**** Dataset extract

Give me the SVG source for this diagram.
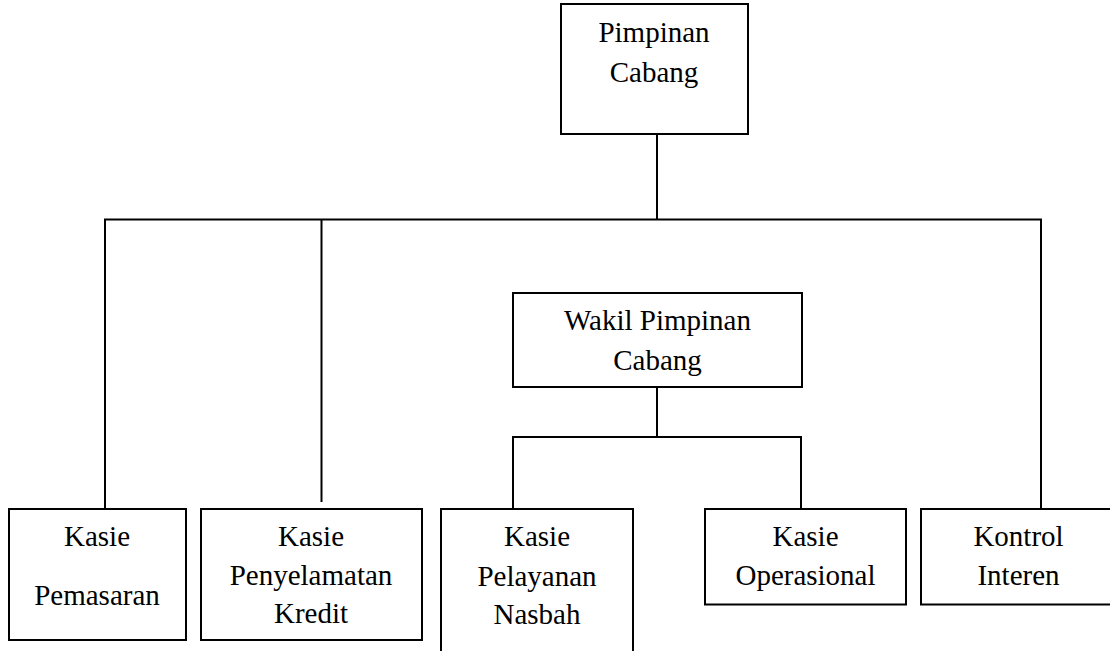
<svg xmlns="http://www.w3.org/2000/svg" width="1110" height="651" viewBox="0 0 1110 651">
<style>
.box{fill:#fff;stroke:#000;stroke-width:2}
.ln{fill:none;stroke:#000;stroke-width:2}
text{font-family:"Liberation Serif","Times New Roman",serif;font-size:29px;fill:#000;text-anchor:middle}
</style>
<rect width="1110" height="651" fill="#fff"/>
<g id="connectors">
<path class="ln" d="M657,124 V219.5"/>
<path class="ln" d="M105,509 V219.5 H1041 V509"/>
<path class="ln" d="M321.5,219.5 V502"/>
<path class="ln" d="M657,387 V437"/>
<path class="ln" d="M513,509 V437 H801 V509"/>
</g>
<g id="pimpinan">
<rect class="box" x="561" y="4" width="187" height="130"/>
<text x="654" y="42">Pimpinan</text>
<text x="654" y="82">Cabang</text>
</g>
<g id="wakil">
<rect class="box" x="513" y="293" width="289" height="94"/>
<text x="657.5" y="330">Wakil Pimpinan</text>
<text x="657.5" y="370">Cabang</text>
</g>
<g id="pemasaran">
<rect class="box" x="9" y="509" width="177" height="131"/>
<text x="97" y="546">Kasie</text>
<text x="97" y="604.5">Pemasaran</text>
</g>
<g id="penyelamatan">
<rect class="box" x="201" y="509" width="221" height="131"/>
<text x="311" y="546">Kasie</text>
<text x="311" y="585">Penyelamatan</text>
<text x="311" y="623">Kredit</text>
</g>
<g id="pelayanan">
<rect class="box" x="441" y="509" width="192" height="160"/>
<text x="537" y="546">Kasie</text>
<text x="537" y="585.5">Pelayanan</text>
<text x="537" y="624">Nasbah</text>
</g>
<g id="operasional">
<rect class="box" x="705" y="509" width="201" height="95.5"/>
<text x="805.5" y="546">Kasie</text>
<text x="805.5" y="585">Operasional</text>
</g>
<g id="kontrol">
<rect class="box" x="921" y="509" width="200" height="95.5"/>
<text x="1018.5" y="546">Kontrol</text>
<text x="1018.5" y="585">Interen</text>
</g>
</svg>
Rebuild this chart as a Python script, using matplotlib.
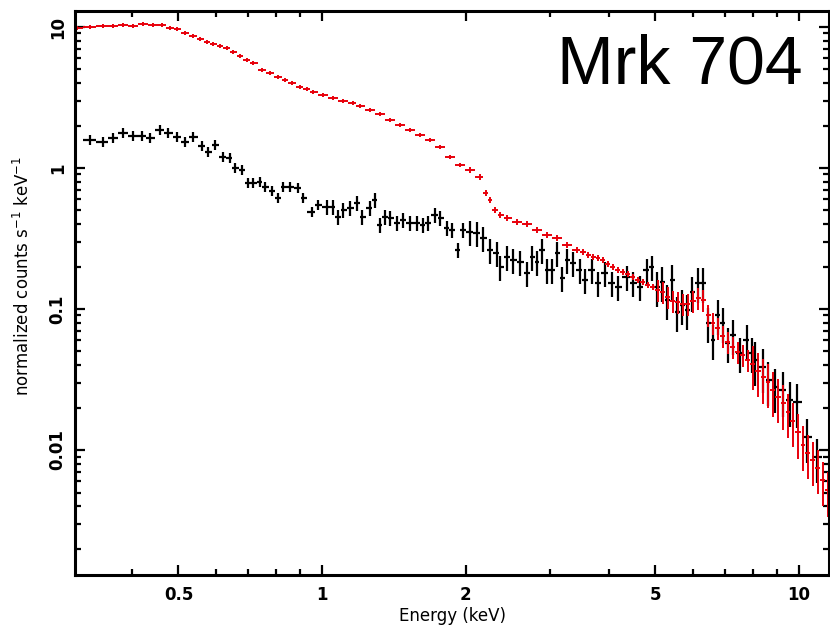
#!/usr/bin/env python3
import numpy as np
import matplotlib
matplotlib.use('Agg')
import matplotlib.pyplot as plt
from matplotlib.ticker import FixedLocator, NullFormatter, FixedFormatter

# second observation (red), energy in keV and normalized counts s^-1 keV^-1
red_energy = [0.306, 0.326, 0.347, 0.365, 0.383, 0.402, 0.421, 0.442, 0.462, 0.480,
              0.497, 0.516, 0.537, 0.555, 0.574, 0.591, 0.611, 0.632, 0.651, 0.673,
              0.696, 0.717, 0.749, 0.778, 0.809, 0.836, 0.865, 0.899, 0.930, 0.957,
              1.005, 1.054, 1.107, 1.161, 1.201, 1.261, 1.323, 1.389, 1.457, 1.529,
              1.605, 1.684, 1.768, 1.855, 1.947, 2.043, 2.144, 2.207, 2.250, 2.305,
              2.362, 2.443, 2.564, 2.690, 2.823, 2.963, 3.110, 3.264, 3.424, 3.525,
              3.612, 3.700, 3.790, 3.882, 3.977, 4.074, 4.174, 4.276, 4.380, 4.487,
              4.597, 4.709, 4.824, 4.942, 5.063, 5.186, 5.313, 5.443, 5.576, 5.712,
              5.852, 5.995, 6.143, 6.293, 6.450, 6.602, 6.763, 6.928, 7.097, 7.270,
              7.448, 7.630, 7.817, 8.008, 8.204, 8.410, 8.610, 8.821, 9.036, 9.260,
              9.483, 9.714, 9.952, 10.20, 10.44, 10.70, 10.96, 11.23, 11.50]
red_counts = [9.84, 10.0, 10.16, 10.16, 10.33, 10.16, 10.5, 10.33, 10.33, 9.84,
              9.68, 9.07, 8.64, 8.22, 7.83, 7.58, 7.33, 7.10, 6.65, 6.23,
              5.83, 5.55, 4.95, 4.72, 4.42, 4.21, 4.01, 3.75, 3.63, 3.46,
              3.29, 3.14, 2.99, 2.89, 2.75, 2.58, 2.42, 2.19, 2.02, 1.86,
              1.71, 1.58, 1.41, 1.20, 1.05, 0.968, 0.863, 0.665, 0.593, 0.504,
              0.464, 0.442, 0.414, 0.401, 0.363, 0.335, 0.319, 0.284, 0.262, 0.254,
              0.242, 0.234, 0.230, 0.223, 0.209, 0.199, 0.189, 0.183, 0.177, 0.169,
              0.161, 0.155, 0.148, 0.143, 0.136, 0.132, 0.122, 0.114, 0.112, 0.109,
              0.109, 0.114, 0.120, 0.116, 0.0907, 0.0796, 0.0733, 0.0644, 0.0583, 0.0537,
              0.0495, 0.0472, 0.0435, 0.0407, 0.0363, 0.0329, 0.0304, 0.0266, 0.0238, 0.0215,
              0.0186, 0.0161, 0.0134, 0.0109, 0.00952, 0.00849, 0.00745, 0.00613, 0.00517]

# first observation (black)
black_energy = [0.326, 0.347, 0.365, 0.383, 0.402, 0.419, 0.436, 0.457, 0.476, 0.497,
                0.516, 0.537, 0.560, 0.577, 0.597, 0.620, 0.641, 0.657, 0.680, 0.700,
                0.717, 0.741, 0.759, 0.786, 0.809, 0.828, 0.857, 0.891, 0.912, 0.953,
                0.981, 1.024, 1.054, 1.080, 1.107, 1.145, 1.184, 1.213, 1.261, 1.291,
                1.323, 1.355, 1.389, 1.436, 1.478, 1.529, 1.582, 1.628, 1.668, 1.725,
                1.768, 1.828, 1.873, 1.928, 1.975, 2.043, 2.113, 2.176, 2.250, 2.327,
                2.362, 2.443, 2.515, 2.601, 2.690, 2.756, 2.823, 2.892, 2.963, 3.035,
                3.110, 3.186, 3.264, 3.358, 3.474, 3.559, 3.681, 3.790, 3.920, 4.055,
                4.174, 4.359, 4.490, 4.642, 4.801, 4.918, 5.039, 5.163, 5.289, 5.418,
                5.550, 5.685, 5.830, 5.968, 6.143, 6.293, 6.450, 6.602, 6.763, 6.928,
                7.097, 7.270, 7.520, 7.780, 7.970, 8.090, 8.410, 8.610, 8.910, 9.260,
                9.570, 9.900, 10.39, 10.91]
black_counts = [1.58, 1.53, 1.63, 1.77, 1.69, 1.69, 1.63, 1.86, 1.77, 1.66,
                1.53, 1.66, 1.43, 1.30, 1.46, 1.20, 1.18, 1.00, 0.968, 0.783,
                0.783, 0.796, 0.733, 0.687, 0.613, 0.733, 0.733, 0.721, 0.613, 0.487,
                0.547, 0.529, 0.529, 0.449, 0.504, 0.520, 0.565, 0.449, 0.520, 0.593,
                0.394, 0.449, 0.442, 0.407, 0.428, 0.407, 0.407, 0.394, 0.407, 0.464,
                0.442, 0.375, 0.363, 0.262, 0.363, 0.352, 0.346, 0.319, 0.262, 0.249,
                0.199, 0.234, 0.223, 0.215, 0.180, 0.234, 0.215, 0.262, 0.189, 0.189,
                0.249, 0.166, 0.223, 0.212, 0.189, 0.161, 0.189, 0.153, 0.180, 0.153,
                0.143, 0.169, 0.153, 0.143, 0.189, 0.199, 0.143, 0.155, 0.116, 0.161,
                0.0952, 0.107, 0.0984, 0.132, 0.153, 0.153, 0.0796, 0.0603, 0.0907, 0.0796,
                0.0574, 0.0654, 0.0487, 0.0603, 0.0487, 0.0435, 0.0388, 0.0314, 0.0280, 0.0266,
                0.0226, 0.0219, 0.0124, 0.00892]

# rough fractional errors per energy band (upper band edge in keV)
band_edges = [1.0, 2.0, 5.0, 8.0, 100.0]
red_relerr = [0.03, 0.03, 0.05, 0.18, 0.35]
black_relerr = [0.08, 0.12, 0.20, 0.28, 0.35]


def bin_halfwidths(energy):
    e = np.asarray(energy)
    mids = np.sqrt(e[1:] * e[:-1])
    lo = np.concatenate([[e[0] ** 2 / mids[0]], mids])
    hi = np.concatenate([mids, [e[-1] ** 2 / mids[-1]]])
    return np.vstack([e - lo, hi - e])


def count_errors(energy, counts, relerr):
    e = np.asarray(energy)
    c = np.asarray(counts)
    idx = np.searchsorted(band_edges, e)
    return c * np.asarray(relerr)[idx]


def draw_spectrum(ax, energy, counts, relerr, color, lw):
    ax.errorbar(energy, counts,
                xerr=bin_halfwidths(energy),
                yerr=count_errors(energy, counts, relerr),
                fmt='none', ecolor=color, elinewidth=lw, capsize=0)


def main():
    plt.rcParams['font.family'] = 'DejaVu Sans'
    fig = plt.figure(figsize=(8.3, 6.25), dpi=100)
    ax = fig.add_axes([0.0904, 0.08, 0.9084, 0.9024])

    draw_spectrum(ax, black_energy, black_counts, black_relerr, 'black', 1.6)
    draw_spectrum(ax, red_energy, red_counts, red_relerr, '#e8000b', 1.4)

    ax.set_xscale('log')
    ax.set_yscale('log')
    ax.set_xlim(0.3035, 11.56)
    ax.set_ylim(0.0013, 12.99)

    xmajor = [0.5, 1, 2, 5, 10]
    ax.xaxis.set_major_locator(FixedLocator(xmajor))
    ax.xaxis.set_major_formatter(FixedFormatter(['0.5', '1', '2', '5', '10']))
    ax.xaxis.set_minor_locator(FixedLocator([0.4, 0.6, 0.7, 0.8, 0.9, 3, 4, 6, 7, 8, 9]))
    ax.xaxis.set_minor_formatter(NullFormatter())

    ymajor = [0.01, 0.1, 1, 10]
    ax.yaxis.set_major_locator(FixedLocator(ymajor))
    ax.yaxis.set_major_formatter(FixedFormatter(['0.01', '0.1', '1', '10']))
    yminor = [m * d for d in [0.001, 0.01, 0.1, 1] for m in range(2, 10)]
    ax.yaxis.set_minor_locator(FixedLocator(yminor))
    ax.yaxis.set_minor_formatter(NullFormatter())

    for s in ax.spines.values():
        s.set_linewidth(2.2)
    ax.tick_params(which='both', direction='in', top=True, right=True, width=1.6)
    ax.tick_params(which='major', length=7.5)
    ax.tick_params(which='minor', length=4)
    ax.tick_params(axis='x', labelsize=12, pad=8)
    ax.tick_params(axis='y', labelsize=12, pad=6)
    for lab in ax.get_xticklabels() + ax.get_yticklabels():
        lab.set_fontweight('bold')
    for lab in ax.get_yticklabels():
        lab.set_rotation(90)
        lab.set_verticalalignment('center')

    ax.set_xlabel('Energy (keV)', fontsize=12, labelpad=2)
    ax.set_ylabel('normalized counts s$^{-1}$ keV$^{-1}$', fontsize=12)
    ax.yaxis.set_label_coords(-0.056, 0.53)

    ax.text(0.965, 0.904, 'Mrk 704', transform=ax.transAxes, ha='right', va='center',
            fontsize=49, family='Liberation Sans')

    fig.savefig('out.png', dpi=100)


if __name__ == '__main__':
    main()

********

(What to produce):
Write out the lines running from the one that contains "Rebuild this chart" through the one that contains "from matplotlib.ticker import", ends included, and nothing else. Pictures stay out of the copy.

(Completed task):
Rebuild this chart as a Python script, using matplotlib.
#!/usr/bin/env python3
import numpy as np
import matplotlib
matplotlib.use('Agg')
import matplotlib.pyplot as plt
from matplotlib.ticker import FixedLocator, NullFormatter, FixedFormatter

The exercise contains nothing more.